Straight away there’s one glaringly non-traditional thing about this image, and that’s the big ‘ol pile of sliced white bread in the background. Guatemalan families would only serve tortillas, piping hot from the griddle, for a dish like this (although you may get some pan with a bowl of avena – porridge oats). And the other thing that may not be so usual is the presence of fried eggs – most likely, they would come scrambled if at all: many Guatemalans would only have eggs for their tea. The other elements were slightly strange on their own but actually combined fantastically well. Clockwise from centre you’ve got a hunk of steak (which was a hearty centrepiece but unfortunately quite tough and dry, possibly left over from the previous night’s service), the ever-present frijoles (but now more mushed up, darker and a lot tastier than the Mexican version), a wedge of salty, white cheese (a bit like feta), a chuck of moreishly sweet plantain (such a good breakfast ingredient) and – most unusually – a bowl of sour cream. I think the cream was there as a counterpoint to the dryer parts of the breakfast, and it really did the trick with the steak. It was a properly hearty feast all in all, and we were completely sated by the end. We enjoyed it so much we missed saying buen viajes to our travelling companions at the time, Felix and Anna. Sorry guys.

From the sublime to the frankly ridiculous now, and a bizarre entry from Y Tu Piña Tambien cafe in Antigua. It was billed as the perfect hangover brunch for worked-over gringos, and you’ll quickly guess why: yup, it’s 50% ‘Hair of the Dog’:

Egg ‘n’ bacon muffin, fruit and sweet potato fries, served with a Bloody Maria

!Santa Maria! What can I say about this meal? Well, obviously it rocked. It was actually hard to capture all parts of it in one shot, and I can definitely say it’s the first breakfast I’ve ever eaten served in a glass. On the right, the mighty egg ‘n’ bacon muffin was the greasy backbone of this loco creation: you just know how good one of those bad boys is the morning after. So that’s your fats and salts sorted; then to the right stands a stick speared with sweet potato wedges for a spicy hit of extra carbs. My only complaint about the dish was that the fries were served cold.

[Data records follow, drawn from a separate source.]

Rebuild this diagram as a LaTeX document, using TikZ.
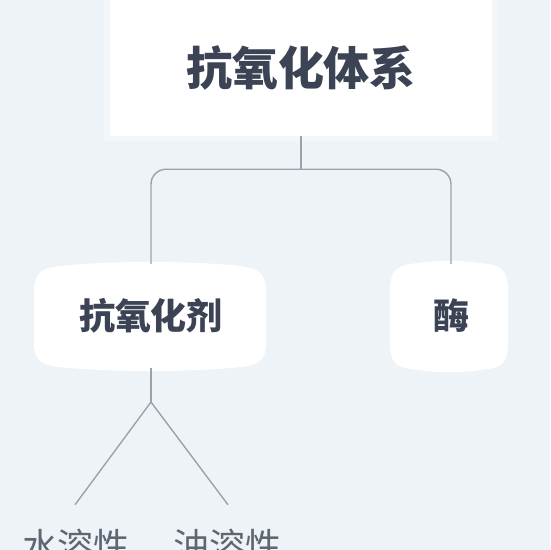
\documentclass[tikz,border=0pt]{standalone}
\usepackage{fontspec}
\setmainfont{Noto Sans CJK SC}
\usetikzlibrary{calc}
\definecolor{bg}{HTML}{EEF3F8}
\definecolor{ink}{HTML}{3B4354}
\definecolor{soft}{HTML}{5F6672}
\definecolor{wire}{HTML}{9AA2AC}
\tikzset{
  conn/.style={draw=wire, line width=1.4pt},
  titlebox/.style={fill=white, minimum width=382pt, minimum height=136pt, inner sep=0pt,
    font=\fontsize{46}{50}\selectfont\bfseries, text=ink},
  blobtext/.style={inner sep=0pt, font=\fontsize{36}{40}\selectfont\bfseries, text=ink},
  leaftext/.style={inner sep=0pt, minimum height=82pt, font=\fontsize{36}{40}\selectfont, text=soft}
}
\begin{document}
\begin{tikzpicture}[x=1pt,y=-1pt]
\useasboundingbox (0,0) rectangle (550,550);
\fill[bg] (0,0) rectangle (550,550);
% soft shadow of title box
\fill[white!30!bg] (104,-5) rectangle (498,141);
\node[titlebox] (sys) at (301,68) {抗氧化体系};
% blobs
\fill[white] (34,292) .. controls (34,270) and (44,267) .. (70,265) .. controls (115,261) and (185,261) .. (230,265) .. controls (256,267) and (266,270) .. (266,292)
  -- (266,342) .. controls (266,364) and (256,366) .. (230,368) .. controls (185,372) and (115,372) .. (70,368) .. controls (44,366) and (34,364) .. (34,342) -- cycle;
\fill[white] (390,292) .. controls (390,268) and (398,265) .. (418,263) .. controls (438,260) and (460,260) .. (480,263) .. controls (500,265) and (508,268) .. (508,292)
  -- (508,342) .. controls (508,366) and (500,368) .. (480,370) .. controls (460,373) and (438,373) .. (418,370) .. controls (398,368) and (390,366) .. (390,342) -- cycle;
\node[blobtext, minimum width=232pt, minimum height=104pt] (ao) at (151,316) {抗氧化剂};
\node[blobtext, minimum width=118pt, minimum height=104pt] (enz) at (451,316) {酶};
\node[leaftext] (ws) at (76,546) {水溶性};
\node[leaftext] (os) at (227,546) {油溶性};
% connectors
\draw[conn] (sys.south) -- ++(0,33) coordinate (j);
\draw[conn, rounded corners=15pt] (ao.north) |- (j) -| (enz.north);
\coordinate (split) at (151,402);
\draw[conn] (ao.south) -- (split);
\draw[conn] (split) -- ($(ws.north)+(-1,0)$);
\draw[conn] (split) -- ($(os.north)+(1,0)$);
\end{tikzpicture}
\end{document}
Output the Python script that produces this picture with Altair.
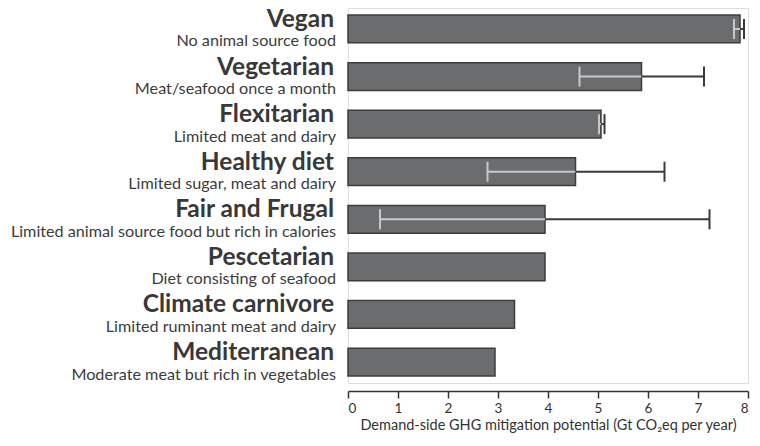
import altair as alt
import pandas as pd

diets = ["Vegan", "Vegetarian", "Flexitarian", "Healthy diet", "Fair and Frugal",
         "Pescetarian", "Climate carnivore", "Mediterranean"]
subtitles = ["No animal source food", "Meat/seafood once a month", "Limited meat and dairy",
             "Limited sugar, meat and dairy", "Limited animal source food but rich in calories",
             "Diet consisting of seafood", "Limited ruminant meat and dairy",
             "Moderate meat but rich in vegetables"]
potential = [7.84, 5.87, 5.06, 4.55, 3.94, 3.94, 3.33, 2.94]
err_low = [7.72, 4.63, 5.02, 2.79, 0.64, None, None, None]
err_high = [7.92, 7.12, 5.13, 6.33, 7.23, None, None, None]
tick_values = [0, 0.5, 1, 1.5, 2, 2.5, 3, 3.5, 4, 4.5, 5, 5.5, 6, 6.5, 7, 7.5, 8]

df = pd.DataFrame({"diet": diets, "sub": subtitles, "value": potential,
                   "low": err_low, "high": err_high})
err = df.dropna(subset=["low"])

FONT = "Lato"

y_enc = alt.Y("diet:N", sort=diets, axis=None,
              scale=alt.Scale(paddingInner=0.4167, paddingOuter=0.149))
x_scale = alt.Scale(domain=[0, 8], nice=False, zero=True)

bars = alt.Chart(df).mark_bar(fill="#6b6c6e", stroke="#3c3c3c", strokeWidth=1.5).encode(
    x=alt.X("value:Q", scale=x_scale,
            title="Demand-side GHG mitigation potential (Gt CO₂eq per year)",
            axis=alt.Axis(values=tick_values, offset=8, grid=False,
                          domainColor="#333333", domainWidth=1.5,
                          tickColor="#333333", tickWidth=1.5,
                          tickSize=alt.ExprRef(expr="datum.value % 1 === 0 ? 7 : 4"),
                          labelExpr="datum.value % 1 === 0 ? datum.label : ''",
                          labelFont=FONT, labelFontSize=13.5, labelColor="#333333",
                          labelPadding=3,
                          titleFont=FONT, titleFontSize=14.5, titleFontWeight="normal",
                          titleColor="#333333", titlePadding=4)),
    y=y_enc,
)

light_rule = alt.Chart(err).mark_rule(color="#c8c8c8", strokeWidth=2).encode(
    x="low:Q", x2="value:Q", y=y_enc)
dark_rule = alt.Chart(err).mark_rule(color="#3a3a3a", strokeWidth=2).encode(
    x="value:Q", x2="high:Q", y=y_enc)
light_cap = alt.Chart(err).mark_tick(color="#c8c8c8", size=20, thickness=2, opacity=1).encode(
    x="low:Q", y=y_enc)
dark_cap = alt.Chart(err).mark_tick(color="#3a3a3a", size=20, thickness=2, opacity=1).encode(
    x="high:Q", y=y_enc)

titles = alt.Chart(df).mark_text(align="right", baseline="alphabetic", dy=-2,
                                 font=FONT, fontSize=24.5, fontWeight="bold",
                                 color="#383838").encode(
    x=alt.value(-14), y=y_enc, text="diet:N")
subs = alt.Chart(df).mark_text(align="right", baseline="alphabetic", dy=17.5,
                               font=FONT, fontSize=16.2, color="#3c3c3c").encode(
    x=alt.value(-12), y=y_enc, text="sub:N")

chart = alt.layer(bars, light_rule, dark_rule, light_cap, dark_cap, titles, subs).properties(
    width=400, height=375,
    autosize=alt.AutoSizeParams(type="none"),
    padding={"left": 340, "top": 0, "right": 4, "bottom": 50},
).configure_view(stroke=None).configure(background="white")

chart.save("out.html", embed_options={"renderer": "svg", "actions": False})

Behind this sits another stick of fresh fruit, and every good hangover cure needs a vit-fix, so I wasn’t complaining about that element, even if the watermelon didn’t go with the muffin and potato elements (but watermelon never goes with anything, now does it?), and finally you have Piña’s take on the classic Hair of the Dog cocktail, the Bloody Mary, but with their sister bar’s house mezcal sitting in for vodka. Even if the edible element of this dish was on the small side, the cocktail was ridiculously drinkable, and by the end of it all I was feeling tickety-boo, so hats off to the Pineapple crew for inventing this fun, new way to tackle the morning after.

Finally for now, I need to introduce you to the Elvis: this crazy creation is the brain-child of Cafe Atitlan, in San Pedro, on the lake of the same name where we are currently studying Spanish. In my humble opinion it’s the perfect Sunday brunch:

The King of Breakfasts

Ok, so we all know that Elvis was quite partial to fried banana and peanut butter sandwiches, so this is Cafe Atitlan’s homage   to the portly King of Rock. It comprises two giant waffles (I originally got into waffles for breakfasts in LA and haven’t looked back since), decked with four chunky torpedoes of battered plantain, and smothered in chocolate sauce and liquid PB. Oh and there’s some crispy bacon on the side for good measure. It was a truly epic plate worthy of its namesake, and definitely not for the faint-hearted – but was undeniably pleasurable to consume, all washed down with a cup of the Cafe’s fantastic cafe con leche. The bacon served as a salty raft in a sea of artery-attacking delicious gloop – my only quibble was that it was crisped to the outer limits of its purpose. But overall, a serious contender for the prestigious award of My Best Breakfast Ever. Uh-huh.